Friday, January 15, 2010

New Years Resolution Conference
January 9, 2010 / Syracuse New York

I am so glad I went to this conference!  It wasn't overwhelming 
as some large conferences can be.  The presentations were also 
timely.  Even though the weather was freezing and snowy, the 
five of us---Karen McDonald, Jennifer Burrows, 
Stephanie Stussman, Roxane Chadwick and I---got there safely 
(thank you Karen for driving).

Karen, me, Jennifer

Stephanie and Roxane with our illustrator's mailing

There were three presentations before the four breakout 
sessions.  First, Carla McClafferty, the author of many 
non-fiction books, including Something Out of Nothing: 
Marie Curie and Radium and In Defiance of Hitler: 
The Secret Mission of Varian Fry, shared her process 
and research methods.  Even though I don't write 
non-fiction, the process is similar to fiction pieces with
factual information.  I am constantly researching facts 
about animals and settings that I need in my fiction work.
I also search for photos for references.  Carla was very 
personable and thorough in her step by step approaches.

Carla signing during lunch.

Bob Dacey and Debra Bandelin, a husband and wife illustration
team, presented next.  They have received numerous awards for 
their children book illustrations. They passed around original 
work to handle and see up close.  I love layered texture and 
color, so this was a treat.  In the printing process much is lost 
from the original painting.  This couple was open and honest 
about the "agony" of being driven to create.  They wondered 
why they were illustrators.  Meeting deadlines was bad for their 
health:  junk food diets, no sleep, no socializing, edgy moods. 
The comedy dynamics was fun to watch.

Illustrators, Bob and Debra can finally relax!

I was thrilled that Randi Rivers, editor from Charlesbridge,
was speaking at this conference and the primary reason
I attended.  I had been researching Charlesbridge and
had heard positive things about them.  Charlesbridge Publishing 
published Yum! Yuck! written by Linda Sue Park, whom I 
know through RACWI.  I had already sent one manuscript, 
A Brunch of Grumps, which I had addressed to the
"submissions editor." But, I prefer to address submissions to an 
editor I have met.  Conferences are a great way to meet editors
and match your work to a particular editor. When I know an 
editor's personality, editorial skills, genre work, preferences, 
and quirks, I can send more confidently. 
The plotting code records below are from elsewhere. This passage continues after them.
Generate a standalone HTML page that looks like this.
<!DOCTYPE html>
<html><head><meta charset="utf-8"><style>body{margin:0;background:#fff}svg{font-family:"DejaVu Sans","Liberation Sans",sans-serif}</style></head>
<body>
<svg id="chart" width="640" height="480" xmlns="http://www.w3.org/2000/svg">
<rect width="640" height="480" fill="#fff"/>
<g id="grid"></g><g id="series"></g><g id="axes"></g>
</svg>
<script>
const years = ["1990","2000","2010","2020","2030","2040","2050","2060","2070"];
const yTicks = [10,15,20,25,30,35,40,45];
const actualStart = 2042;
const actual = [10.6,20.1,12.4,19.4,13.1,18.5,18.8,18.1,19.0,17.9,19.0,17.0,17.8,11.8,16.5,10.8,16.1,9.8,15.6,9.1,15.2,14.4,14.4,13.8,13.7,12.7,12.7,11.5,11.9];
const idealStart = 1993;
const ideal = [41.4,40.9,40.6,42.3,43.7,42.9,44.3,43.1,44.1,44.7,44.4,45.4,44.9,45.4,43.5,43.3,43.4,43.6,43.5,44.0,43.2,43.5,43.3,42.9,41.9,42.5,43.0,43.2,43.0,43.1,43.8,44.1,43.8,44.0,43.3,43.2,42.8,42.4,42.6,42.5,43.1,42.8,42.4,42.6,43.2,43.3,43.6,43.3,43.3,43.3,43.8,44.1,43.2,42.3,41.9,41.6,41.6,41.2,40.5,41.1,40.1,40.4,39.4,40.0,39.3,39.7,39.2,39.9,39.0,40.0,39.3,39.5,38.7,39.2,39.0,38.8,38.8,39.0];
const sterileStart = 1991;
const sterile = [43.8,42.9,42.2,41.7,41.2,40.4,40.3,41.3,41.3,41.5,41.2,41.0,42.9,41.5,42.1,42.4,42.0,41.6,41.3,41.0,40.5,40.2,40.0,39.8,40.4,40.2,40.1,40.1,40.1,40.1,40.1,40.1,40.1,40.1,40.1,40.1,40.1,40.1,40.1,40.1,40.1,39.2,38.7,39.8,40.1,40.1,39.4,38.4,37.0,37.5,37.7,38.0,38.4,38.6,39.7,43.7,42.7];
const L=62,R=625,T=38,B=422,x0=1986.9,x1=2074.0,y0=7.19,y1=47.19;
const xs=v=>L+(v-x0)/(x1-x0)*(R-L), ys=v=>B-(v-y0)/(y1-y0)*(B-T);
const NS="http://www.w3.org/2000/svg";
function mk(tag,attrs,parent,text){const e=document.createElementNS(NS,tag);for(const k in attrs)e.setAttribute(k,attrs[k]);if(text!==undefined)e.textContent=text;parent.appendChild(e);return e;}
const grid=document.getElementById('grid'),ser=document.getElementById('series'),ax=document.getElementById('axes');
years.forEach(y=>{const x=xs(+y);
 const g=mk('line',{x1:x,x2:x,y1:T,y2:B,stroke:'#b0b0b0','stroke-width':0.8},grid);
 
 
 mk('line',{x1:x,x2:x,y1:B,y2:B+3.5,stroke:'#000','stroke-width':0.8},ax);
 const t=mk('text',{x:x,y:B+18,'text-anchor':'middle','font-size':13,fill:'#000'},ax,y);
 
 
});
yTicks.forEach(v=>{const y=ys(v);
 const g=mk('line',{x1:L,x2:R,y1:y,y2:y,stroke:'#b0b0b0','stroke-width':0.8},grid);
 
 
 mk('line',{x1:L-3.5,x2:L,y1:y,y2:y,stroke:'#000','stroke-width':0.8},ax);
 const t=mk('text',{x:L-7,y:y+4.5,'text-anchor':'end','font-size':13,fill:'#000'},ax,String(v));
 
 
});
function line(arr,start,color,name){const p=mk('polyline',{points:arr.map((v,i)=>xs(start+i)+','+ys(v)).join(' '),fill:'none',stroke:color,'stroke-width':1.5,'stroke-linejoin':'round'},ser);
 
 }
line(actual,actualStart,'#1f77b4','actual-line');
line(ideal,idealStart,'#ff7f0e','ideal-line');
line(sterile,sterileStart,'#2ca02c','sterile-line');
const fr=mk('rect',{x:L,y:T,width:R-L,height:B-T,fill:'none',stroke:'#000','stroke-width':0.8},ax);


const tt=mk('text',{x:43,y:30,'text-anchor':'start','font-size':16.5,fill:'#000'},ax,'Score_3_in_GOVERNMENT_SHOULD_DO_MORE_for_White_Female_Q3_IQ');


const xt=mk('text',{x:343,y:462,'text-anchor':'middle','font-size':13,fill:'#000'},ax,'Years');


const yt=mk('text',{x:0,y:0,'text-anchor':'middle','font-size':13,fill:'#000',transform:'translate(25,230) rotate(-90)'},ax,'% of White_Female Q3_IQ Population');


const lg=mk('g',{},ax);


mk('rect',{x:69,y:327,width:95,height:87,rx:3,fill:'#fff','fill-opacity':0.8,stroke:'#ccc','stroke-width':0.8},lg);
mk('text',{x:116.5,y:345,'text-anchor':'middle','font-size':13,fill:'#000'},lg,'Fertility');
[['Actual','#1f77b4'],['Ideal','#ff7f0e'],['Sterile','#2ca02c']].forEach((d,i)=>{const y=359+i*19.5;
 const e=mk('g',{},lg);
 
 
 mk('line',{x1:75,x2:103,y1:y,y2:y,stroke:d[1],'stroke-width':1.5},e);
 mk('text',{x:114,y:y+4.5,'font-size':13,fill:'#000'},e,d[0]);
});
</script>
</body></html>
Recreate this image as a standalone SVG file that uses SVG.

Ms. Rivers spoke about how to get the most out of one's 
submissions.  I was familiar with a lot of the suggestions, 
but learned a lot about submitting a synopsis for longer works, 
which I have not needed to do yet.

After the three presentations, I chose the breakout session 
"First Pages" to attend.  It was lead by Ms. Rivers who actually 
read the first pages rather than the authors.  I thought that she 
was amazing!  After each reading she analyzed and assessed
strengths, gave reasons why she might continue reading 
beyond the first page and offered suggestions.  I felt connected 
to her after that!  I valued what she said and admired her skill.  
I would love to work with her because of her intuitiveness and 
insightfulness.  Within a few days after the conference,  I was so
pumped that I did a final edit of Lizzie and Isadora 
(three chapter early reader), had a final critique, and made a few 
more intuitive changes.  And off it went!  Addressed to 
Randi Rivers, editor.   I felt this manuscript was right for her and
Charlesbridge.  It was a good match.  That felt good.  A submission 
to a real person!  And a submission to the right house.  Doesn't 
mean it'll get published.  But, I did my research.

The night of the day I sent my manuscript, a butterfly was flying 
around my studio.  A butterfly!  In my house! In the dead of winter!
In New York State!  I'm not one to believe in "signs," but it was 
unusual.  Being the bug lover that I am, I made a syrup mixture 
and put it on a leaf of a flowering plant.  Then I gently placed the 
butterfly on the leaf.  The next day it was nowhere to be found.
How long does a butterfly live anyway?  



Eileen Loveman said...

Here's hoping you didn't send it into a sugar coma :)

Loved your descriptions of your friends both old and new - and fingers crossed you get the newest one published!

Jennifer S. Burrows said...
This comment has been removed by the author.
Jennifer S. Burrows said...

Oops on the last post. :)

Butterflies live a couple weeks. you may see your friend again.

Great job detailing the conference. It was fun.

That picture is super! Can I use it?